When this sort of music is done right the effect is completely immersive and deeply personal. It’s no coincidence that drone forms the basis of various religious ‘musics’; it can be a spiritual experience. Anyone with even the remotest interest in drone and minimalist music needs to check this record out. In a genre filled with Souncloud and Bandcamp mediocrity, Mohammad are the real deal.
Kareem: Porto Ronco
The Death of Rave (2013)
It begins by oozing out of your speakers, and gently simmering in a murky puddle. Bubbles of radio miasma drift off and burst quietly in the shadows. The atmosphere is warm but airless and desperate. A series of electronic groans takes over and leads us towards a beautiful Kevin Drumm style drone, power lines crackle in the distance while feedback rings in and out of consciousness. The drone becomes more menacing, discordant, rattling. It mutates through crushing distortion, a static-y hum and detuned television reception before quietly drifting away on a single, ringing note.

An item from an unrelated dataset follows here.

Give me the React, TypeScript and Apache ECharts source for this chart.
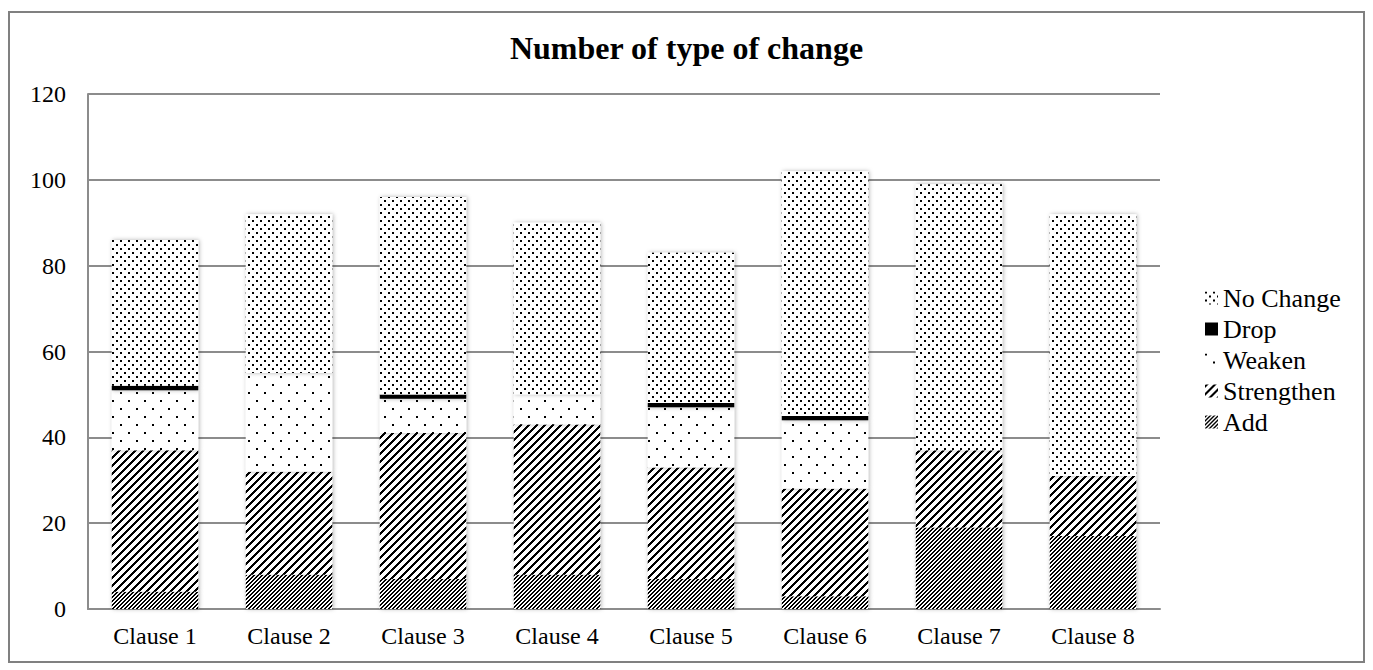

This record is fucking amazing. Seriously. Patrick Stottrop, aka Kareem has been around since the 90s making spooky hip hop riddims and damaged industrial techno but it’s this drastic change of direction that’s grabbed my attention. Apparently inspired by a deceased relative and named after small European town where his grandfather lived, Porto Ronco is void of rhythm but overflows with ambience. It’s a unique record but if you think of Mike Shiflet, maybe a little of Ben Frost and the least menacing moments of Haxan Cloak you’re somewhere in the same shadow as Kareem on Porto Ronco.
I’ve been listening to the 45 minute mp3 version of Porto Ronco, but there’s also an edited, 30 minute version available on vinyl. Would this shorter, broken up version lose its effect? I don’t know, maybe. You can pick up both for the one price on Boomkat. Do yourself a favour.